I also suspect that the revisions made in July 1996 were inspired in some way by the poems I had written a few days earlier, namely Insincerity and Cried Out, as those poems were about a girl by whose relationship with me What If? was originally inspired. I don’t know, and don’t suspect I ever will, as I don’t have the original version of What If? any longer. It was tossed out along with "Words."

Regarding the text itself, one of the big problems is it is just clunky, any way you read it. As I said, I like the ideas, but the execution of their expression is just that. The basic structure is simple: A few lines about What If everything was lovely and wonderful, then some about What If everything was crappy, and then an admonition which I feel is actually the best line of the poem:

Try to turn a good "what if" into "what really is."

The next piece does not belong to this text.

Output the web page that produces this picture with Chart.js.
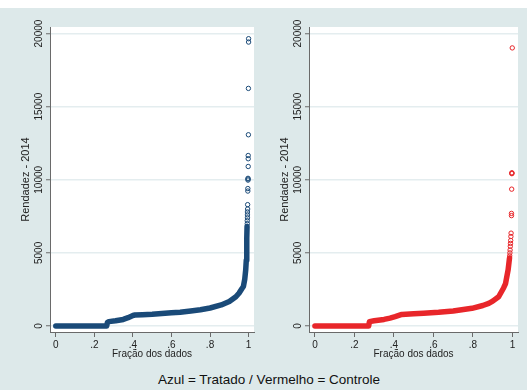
<!DOCTYPE html>
<html>
<head>
<meta charset="utf-8">
<script src="https://cdn.jsdelivr.net/npm/chart.js@4.4.0/dist/chart.umd.min.js"></script>
<style>
  html, body { margin: 0; padding: 0; background: #fff; }
  #page { position: relative; width: 527px; height: 390px; overflow: hidden; }
  #bg { position: absolute; left: 0; top: 8px; width: 527px; height: 382px; background: #dde9ea; }
  canvas { position: absolute; top: 0; }
  #left { left: 0; }
  #right { left: 259px; }
  #note { position: absolute; left: 0; width: 538px; top: 372px; text-align: center;
          font: 13.5px 'Liberation Sans', Arial, sans-serif; line-height: 16px; color: #111; }
</style>
</head>
<body>
<div id="page">
  <div id="bg"></div>
  <canvas id="left" width="259" height="365"></canvas>
  <canvas id="right" width="268" height="365"></canvas>
  <div id="note">Azul = Tratado / Vermelho = Controle</div>
</div>
<script>
// axis ticks
const xTicks = [0, 0.2, 0.4, 0.6, 0.8, 1];
const xTickLabels = ['0', '.2', '.4', '.6', '.8', '1'];
const yTicks = [0, 5000, 10000, 15000, 20000];
const yTickLabels = ['0', '5000', '10000', '15000', '20000'];

// Tratado (azul): quantile curve + sparse top values
const treatedFrac  = [0, 0.264, 0.268, 0.275, 0.31, 0.35, 0.375, 0.40, 0.41, 0.45, 0.5, 0.55, 0.6, 0.645, 0.7, 0.75, 0.8, 0.858, 0.9, 0.934, 0.95, 0.965, 0.973, 0.98, 0.985, 0.988, 0.99, 0.991, 0.992];
const treatedValue = [0, 0, 250, 300, 360, 450, 570, 720, 750, 770, 800, 850, 900, 935, 1020, 1110, 1230, 1440, 1680, 2000, 2240, 2550, 2700, 3200, 3840, 4500, 5200, 6000, 6800];
const treatedOutFrac  = [0.993, 0.993, 0.994, 0.994, 0.994, 0.995, 0.995, 0.996, 0.996, 0.997, 0.997, 0.997, 0.998, 0.998, 0.998, 0.999, 0.999, 1.0, 1.0];
const treatedOutValue = [7000, 7200, 7400, 7600, 7800, 8000, 8300, 9230, 9400, 9980, 10050, 10100, 10910, 11440, 11660, 13080, 16250, 19420, 19650];

// Controle (vermelho)
const controlFrac  = [0, 0.272, 0.276, 0.30, 0.35, 0.38, 0.406, 0.44, 0.5, 0.55, 0.626, 0.7, 0.795, 0.85, 0.88, 0.9, 0.93, 0.955, 0.965, 0.978, 0.985];
const controlValue = [0, 0, 300, 360, 450, 540, 640, 790, 830, 870, 935, 1030, 1210, 1400, 1550, 1700, 2000, 2600, 2900, 3840, 4650];
const controlOutFrac  = [0.986, 0.987, 0.988, 0.989, 0.99, 0.991, 0.992, 0.993, 0.995, 0.995, 0.996, 0.997, 0.997, 0.997, 0.999];
const controlOutValue = [4800, 5000, 5200, 5450, 5650, 5850, 6120, 6350, 7550, 7700, 9360, 10420, 10450, 10480, 19020];

Chart.defaults.font.family = "'Liberation Sans', Arial, sans-serif";

const whitePlot = {
  id: 'whitePlot',
  beforeDraw(chart) {
    const a = chart.chartArea, c = chart.ctx;
    c.save();
    c.fillStyle = '#ffffff';
    c.fillRect(a.left, a.top, a.right - a.left, a.bottom - a.top);
    c.restore();
  }
};

function toPts(xs, ys) {
  return xs.map((x, i) => ({ x: x, y: ys[i] }));
}

function quantileChart(id, color, fx, fy, ox, oy, padRight) {
  return new Chart(document.getElementById(id), {
    type: 'scatter',
    data: {
      datasets: [
        {
          data: toPts(fx, fy),
          showLine: true,
          borderColor: color,
          borderWidth: 5.5,
          borderCapStyle: 'round',
          borderJoinStyle: 'round',
          pointRadius: 0,
          tension: 0
        },
        {
          data: toPts(ox, oy),
          borderColor: color,
          backgroundColor: 'rgba(0,0,0,0)',
          pointRadius: 2.2,
          borderWidth: 1
        }
      ]
    },
    options: {
      responsive: false,
      animation: false,
      devicePixelRatio: 1,
      layout: { padding: { left: 19, top: 27, right: padRight, bottom: 0 } },
      plugins: { legend: { display: false }, tooltip: { enabled: false } },
      scales: {
        x: {
          min: -0.03,
          max: 1.028,
          afterFit: s => { s.height = 33; },
          afterBuildTicks: s => { s.ticks = xTicks.map(v => ({ value: v })); },
          grid: { drawOnChartArea: false, tickLength: 5, tickColor: '#6a6a6a', tickWidth: 1 },
          border: { color: '#6a6a6a' },
          ticks: { padding: 2, color: '#222', font: { size: 10 }, callback: (v, i) => xTickLabels[i] },
          title: { display: true, text: 'Fração dos dados', color: '#222', font: { size: 10 }, padding: { top: 0, bottom: 5 } }
        },
        y: {
          min: -410,
          max: 20450,
          afterFit: s => { s.width = 31; },
          afterBuildTicks: s => { s.ticks = yTicks.map(v => ({ value: v })); },
          grid: { color: '#e4edef', lineWidth: 1.5, tickLength: 4, tickColor: '#6a6a6a', tickWidth: 1 },
          border: { color: '#6a6a6a' },
          ticks: { minRotation: 90, maxRotation: 90, crossAlign: 'center', padding: -7, autoSkip: false,
                   color: '#222', font: { size: 10 }, callback: (v, i) => yTickLabels[i] },
          title: { display: true, text: 'Rendadez - 2014', color: '#222', font: { size: 11 }, padding: { top: 0, bottom: 0 } }
        }
      }
    },
    plugins: [whitePlot]
  });
}

quantileChart('left', '#1a4a78', treatedFrac, treatedValue, treatedOutFrac, treatedOutValue, 1);
quantileChart('right', '#e8262a', controlFrac, controlValue, controlOutFrac, controlOutValue, 9);
</script>
</body>
</html>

I don’t have much else to say except to note a few differences in the electronic copies I have, e.g. the one on the site, versus the one in my notebook. Also, as my notebook copies are all written in pencil, I have just done some heavy squinting at some old erase marks and found some even earlier versions, perhaps even from the original.

Web site: Can you picture the effect upon the world’s state?
Notebook: Can you even picture the effect on the world’s state?

Web site and Notebook: There’d be no one left to care, no one left to give.
Erased notebook: There’d be no one to care, and there’d be no one to give.

Web site: Life might not be worth the running of its course.
Notebook: Life might well not be worth the running of its course.
Erased notebook: Life might not well not be worth living, of course.

Web site: Which "what if" would you choose to create a better world?
Notebook: Which "what if" would you choose, to make a better world?

Web site and Notebook: If you care about your loved ones, you might consider this:
Erased notebook: If you care about your loved ones, what you should do is this:

Overall, I prefer the web site version, though it’s really sixes with the revised notebook copy. The erased notebook copy is definitely the worst, but when I’m talking about a poem I don’t really like to begin with, it probably doesn’t matter anyway.